An Oregon State University – Cascades anthropologist has been awarded $750,000 by the National Science Foundation to research issues facing coastal communities exposed to repetitive flooding, and the effectiveness of federal disaster response policies.
Elizabeth Marino, an assistant professor in the OSU College of Liberal Arts, will lead a research team that will consider community needs and responses related to the impacts of severe storms and repeated flooding.
“Communities are facing relocation, yet current disaster-response relocation policies favor solutions that focus on nuclear families and individual households,” Marino said. “These policies and solutions ignore the distinct needs of tight-knit and interdependent indigenous communities, such as those in rural Alaska, or other communities with a strong sense of social cohesion.
“This project hopes to understand how relocation as adaptation in the U.S. could be more robust and more equitable.”
Marino will lead a three-year study to investigate options for communities and individuals in Alaska and throughout the U.S. that face repetitive flooding.
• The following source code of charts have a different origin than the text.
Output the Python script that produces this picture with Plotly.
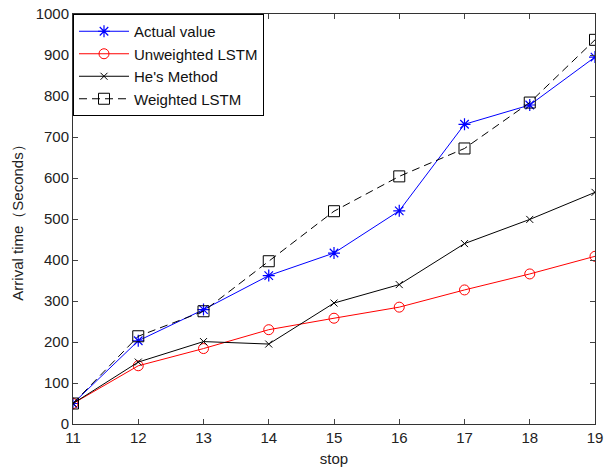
import plotly.graph_objects as go

stops = [11, 12, 13, 14, 15, 16, 17, 18, 19]
actual = [50, 203, 279, 362, 417, 520, 731, 778, 895]
unweighted = [50, 142, 184, 230, 258, 285, 327, 366, 409]
hes = [50, 151, 201, 195, 295, 340, 440, 499, 565]
weighted = [50, 214, 275, 397, 519, 604, 672, 784, 937]

fam = "Liberation Sans, Arial, sans-serif"
font = dict(family=fam, size=15, color="#222")

fig = go.Figure()
fig.add_trace(go.Scatter(x=stops, y=actual, name="Actual value", mode="lines+markers",
                         legendgroup="a",
                         line=dict(color="#0000FF", width=1),
                         marker=dict(symbol="asterisk-open", size=10, color="#0000FF",
                                     line=dict(color="#0000FF", width=1.2))))
fig.add_trace(go.Scatter(x=stops, y=unweighted, name="Unweighted LSTM", mode="lines+markers",
                         legendgroup="b",
                         line=dict(color="#FF0000", width=1),
                         marker=dict(symbol="circle-open", size=10, color="#FF0000",
                                     line=dict(color="#FF0000", width=1))))
fig.add_trace(go.Scatter(x=stops, y=hes, name="He's Method", mode="lines+markers",
                         legendgroup="c",
                         line=dict(color="#000000", width=1),
                         marker=dict(symbol="x-thin-open", size=7, color="#000000",
                                     line=dict(color="#000000", width=1))))
fig.add_trace(go.Scatter(x=stops, y=weighted, name="Weighted LSTM", mode="lines+markers",
                         legendgroup="d",
                         line=dict(color="#000000", width=1, dash="8px,5px"),
                         marker=dict(symbol="square-open", size=11, color="#000000",
                                     line=dict(color="#000000", width=1))))

fig.update_layout(
    width=604, height=469,
    margin=dict(l=73, r=9, t=14, b=45),
    paper_bgcolor="white", plot_bgcolor="white",
    font=font,
    showlegend=True,
    legend=dict(x=0, y=1, xanchor="left", yanchor="top",
                bordercolor="#000000", borderwidth=1, bgcolor="white",
                font=dict(family=fam, size=15, color="#111"),
                tracegroupgap=0, itemwidth=50),
    xaxis=dict(range=[11, 19], tickvals=stops, ticks="inside", ticklen=5,
               showline=True, linecolor="#333", linewidth=1, mirror="ticks",
               showgrid=False, zeroline=False, automargin=False,
               title=dict(text="stop", standoff=8, font=dict(family=fam, size=15))),
    yaxis=dict(range=[0, 1000], dtick=100, ticks="inside", ticklen=5,
               showline=True, linecolor="#333", linewidth=1, mirror="ticks",
               showgrid=False, zeroline=False, automargin=False,
               title=dict(text="Arrival time（Seconds）", standoff=8,
                          font=dict(family=fam, size=15))),
)

fig.write_html("out.html")
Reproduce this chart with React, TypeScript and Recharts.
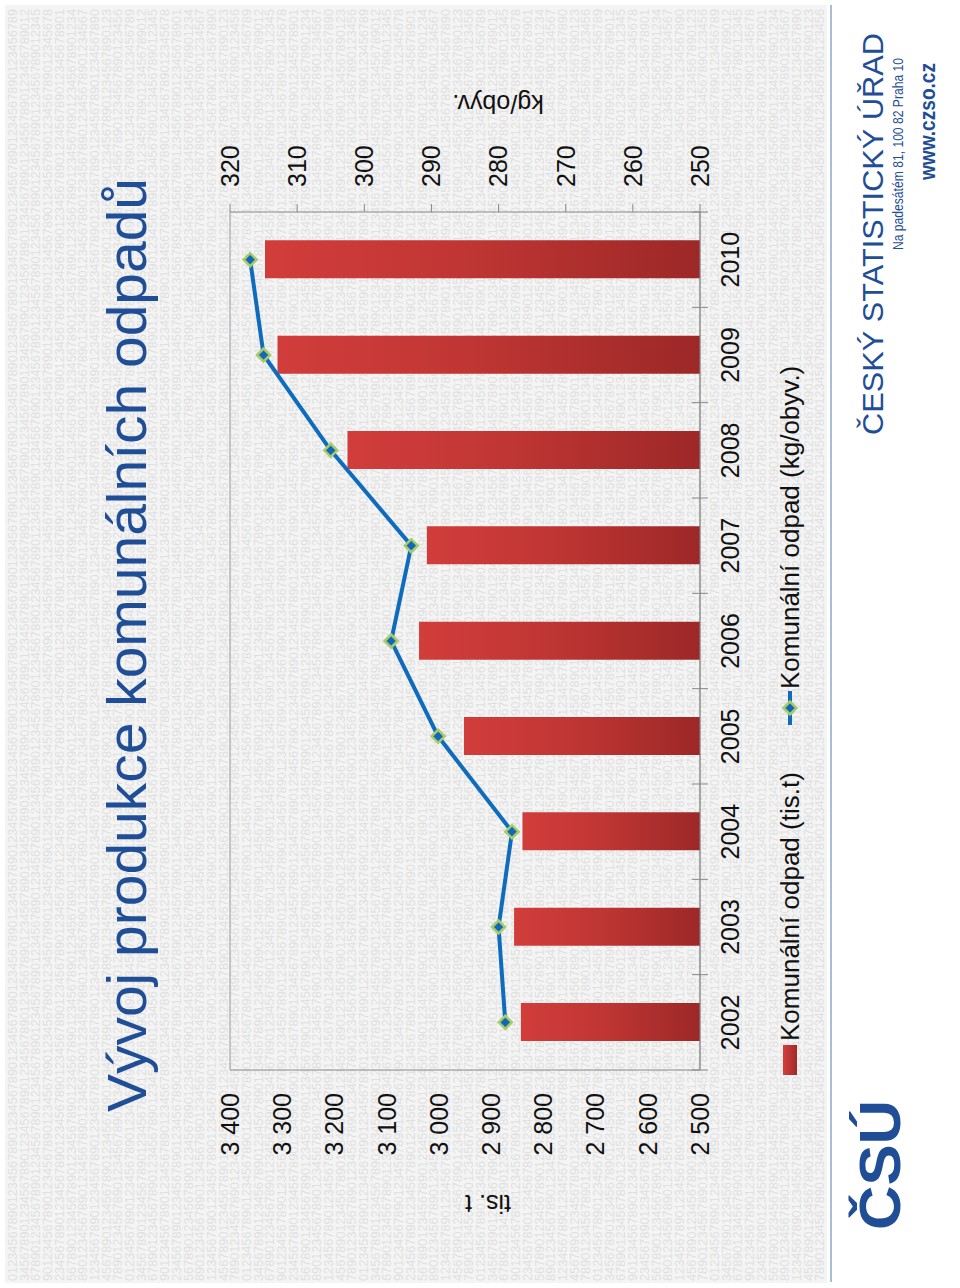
import React from 'react'
import { ComposedChart, Bar, Line, XAxis, YAxis, CartesianGrid } from 'recharts'

// Vývoj produkce komunálních odpadů (ČSÚ), slide rotated 90° CCW on the page
const years = ['2002', '2003', '2004', '2005', '2006', '2007', '2008', '2009', '2010']
const wasteKt = [2843, 2856, 2840, 2952, 3038, 3023, 3175, 3309, 3333]
const wastePerCapita = [279, 280, 278, 289, 296, 293, 305, 315, 317]
const ktTicks = [2500, 2600, 2700, 2800, 2900, 3000, 3100, 3200, 3300, 3400]
const perCapitaTicks = [250, 260, 270, 280, 290, 300, 310, 320]

const SLIDE_W = 1288
const SLIDE_H = 960
const PLOT_LEFT = 218
const PLOT_RIGHT = 1076
const FONT = '"Liberation Sans", Arial, sans-serif'
const BLUE = '#1f4e96'

const data = years.map((year, i) => ({ year, kt: wasteKt[i], perCapita: wastePerCapita[i] }))

function formatKt(v: number): string {
  if (v < 1000) return String(v)
  return `${Math.floor(v / 1000)} ${String(v % 1000).padStart(3, '0')}`
}

function Diamond(props: any) {
  const { cx, cy, index } = props
  if (cx == null || cy == null) return <g key={`d-${index}`} />
  const r = 6.5
  return (
    <path
      key={`d-${index}`}
      d={`M${cx},${cy - r}L${cx + r},${cy}L${cx},${cy + r}L${cx - r},${cy}Z`}
      fill="#1466b8"
      stroke="#a6cc6a"
      strokeWidth={2.5}
    />
  )
}

function YearTick(props: any) {
  const { x, y, payload, index } = props
  const band = (PLOT_RIGHT - PLOT_LEFT) / years.length
  const axisY = y - 21
  return (
    <g>
      <line x1={x - band / 2} x2={x - band / 2} y1={axisY - 8} y2={axisY + 8} stroke="#888" />
      {index === years.length - 1 && (
        <line x1={x + band / 2} x2={x + band / 2} y1={axisY - 8} y2={axisY + 8} stroke="#888" />
      )}
      <text x={x} y={y} dy="0.71em" textAnchor="middle" fontSize={25} fill="#111" fontFamily={FONT}>
        {payload.value}
      </text>
    </g>
  )
}

// faint "0123456789" background pattern of the slide template
function Watermark() {
  const rows = []
  const base = '0123456789'.repeat(19)
  for (let i = 0; i < 70; i++) {
    const shift = (i * 3) % 10
    rows.push(
      <text
        key={i}
        x={7}
        y={17 + i * 11.7}
        fontSize={12}
        fill="#e0e0e0"
        fontFamily={FONT}
        textLength={SLIDE_W - 16}
        lengthAdjust="spacingAndGlyphs"
      >
        {base.slice(shift, shift + 180)}
      </text>
    )
  }
  return (
    <svg width={SLIDE_W} height={SLIDE_H} style={{ position: 'absolute', left: 0, top: 0 }}>
      <rect x={0} y={0} width={SLIDE_W} height={SLIDE_H} fill="#ffffff" />
      <rect x={5} y={5} width={SLIDE_W - 10} height={822} fill="#f4f4f4" />
      {rows}
    </svg>
  )
}

function Overlay() {
  return (
    <svg width={SLIDE_W} height={SLIDE_H} style={{ position: 'absolute', left: 0, top: 0, pointerEvents: 'none' }}>
      <defs>
        <linearGradient id="legendRed" x1="0" y1="0" x2="0" y2="1">
          <stop offset="0%" stopColor="#d33e3c" />
          <stop offset="100%" stopColor="#a02a29" />
        </linearGradient>
      </defs>
      <text x={176} y={146} fontSize={55} fill={BLUE} fontFamily={FONT} textLength={934} lengthAdjust="spacingAndGlyphs">
        Vývoj produkce komunálních odpadů
      </text>

      <text transform="translate(84,488) rotate(-90)" textAnchor="middle" dominantBaseline="central" fontSize={25} fill="#111" fontFamily={FONT}>
        tis. t
      </text>
      <text transform="translate(1184,498) rotate(-90)" textAnchor="middle" dominantBaseline="central" fontSize={25} fill="#111" fontFamily={FONT}>
        kg/obyv.
      </text>

      {/* legend */}
      <rect x={213} y={783} width={30} height={14} fill="url(#legendRed)" />
      <text x={247} y={799} fontSize={26} fill="#111" fontFamily={FONT}>Komunální odpad (tis.t)</text>
      <line x1={563} x2={597} y1={790} y2={790} stroke="#0f6cbd" strokeWidth={4} />
      <path d="M580,783.5L586.5,790L580,796.5L573.5,790Z" fill="#1466b8" stroke="#a6cc6a" strokeWidth={2.5} />
      <text x={599} y={799} fontSize={26} fill="#111" fontFamily={FONT}>Komunální odpad (kg/obyv.)</text>

      {/* footer */}
      <line x1={6} x2={1283} y1={831} y2={831} stroke="#a9bdd3" strokeWidth={2} />
      <text x={58} y={900} fontSize={58} fontWeight={900} fill={BLUE} fontFamily={FONT} textLength={130} lengthAdjust="spacingAndGlyphs">
        ČSÚ
      </text>
      <text x={853} y={883} fontSize={30} fill={BLUE} fontFamily={FONT} textLength={402} lengthAdjust="spacingAndGlyphs">
        ČESKÝ STATISTICKÝ ÚŘAD
      </text>
      <text x={1038} y={903} fontSize={15} fill={BLUE} fontFamily={FONT} textLength={192} lengthAdjust="spacingAndGlyphs">
        Na padesátém 81, 100 82  Praha 10
      </text>
      <text x={1108} y={935} fontSize={22} fontWeight={700} fill={BLUE} fontFamily={FONT} textLength={117} lengthAdjust="spacingAndGlyphs">
        www.czso.cz
      </text>
    </svg>
  )
}

export default function App() {
  return (
    <div style={{ position: 'absolute', left: 0, top: 0, width: 960, height: 1288, overflow: 'hidden', background: '#fff' }}>
      <div
        style={{
          position: 'absolute',
          left: 0,
          top: 0,
          width: SLIDE_W,
          height: SLIDE_H,
          transformOrigin: '0 0',
          transform: `translateY(${SLIDE_W}px) rotate(-90deg)`,
        }}
      >
        <Watermark />
        <div style={{ position: 'absolute', left: 0, top: 0 }}>
          <ComposedChart
            width={SLIDE_W}
            height={SLIDE_H}
            data={data}
            margin={{ top: 230, right: 0, bottom: 230, left: 0 }}
          >
            <defs>
              <linearGradient id="barRed" x1="0" y1="0" x2="0" y2="1">
                <stop offset="0%" stopColor="#d13d3b" />
                <stop offset="45%" stopColor="#c03634" />
                <stop offset="100%" stopColor="#9c2827" />
              </linearGradient>
            </defs>
            <CartesianGrid vertical={false} stroke="#9a9a9a" />
            <XAxis
              dataKey="year"
              height={30}
              tickLine={false}
              tickSize={0}
              tickMargin={21}
              axisLine={{ stroke: '#888' }}
              tick={<YearTick />}
              interval={0}
            />
            <YAxis
              yAxisId="left"
              width={PLOT_LEFT}
              domain={[2500, 3400]}
              ticks={ktTicks}
              tickFormatter={formatKt}
              tickLine={false}
              tickSize={0}
              tickMargin={23}
              axisLine={{ stroke: '#888' }}
              tick={{ fontSize: 25, fill: '#111', fontFamily: FONT }}
              allowDataOverflow
            />
            <YAxis
              yAxisId="right"
              orientation="right"
              width={SLIDE_W - PLOT_RIGHT}
              domain={[250, 320]}
              ticks={perCapitaTicks}
              tickLine={{ stroke: '#888' }}
              tickSize={8}
              tickMargin={17}
              axisLine={{ stroke: '#888' }}
              tick={{ fontSize: 25, fill: '#111', fontFamily: FONT, textAnchor: 'start' }}
              allowDataOverflow
            />
            <Bar yAxisId="left" dataKey="kt" barSize={38} fill="url(#barRed)" isAnimationActive={false} />
            <Line
              yAxisId="right"
              dataKey="perCapita"
              stroke="#0f6cbd"
              strokeWidth={4}
              dot={<Diamond />}
              activeDot={false}
              isAnimationActive={false}
            />
          </ComposedChart>
        </div>
        <Overlay />
      </div>
    </div>
  )
}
This work will also examine how communities have used relocation as an adaptation to increasing risks from frequent natural disasters.
Over the past five years, disaster costs nationally have doubled largely due to severe storms and flooding. Rising coastal waters are especially challenging for the 31 Native American communities in Alaska that depend on the ocean as an economic and cultural resource.
As a result of rising sea levels, these communities face the increasing possibility that they must relocate to protect themselves from inundation, Marino said. 12 of these communities have requested relocation assistance from the federal government, but Marino said have not yet been relocated.
Across the U.S. repetitive flooding of private properties makes up two percent of claims made through the National Flood Insurance Program, yet such flooding comprises more than 25 percent of the total claims made. Marino said she hoped that by mapping political and economic costs and incorporating historical examples and policy analysis, her team will find solutions that can be applied both in Alaska and to communities throughout the country that face flooding.
Marino is the co-director of The Laboratory for the American Conversation at OSU-Cascades. She studies relationships among risk, vulnerability, slow and rapid onset disasters, human migration, and sense of place. She is the author of “Fierce Climate, Sacred Ground: an Ethnography of Climate Change,” a study of the village of Shishmaref, Alaska, which confronts the daily realities of a changing climate.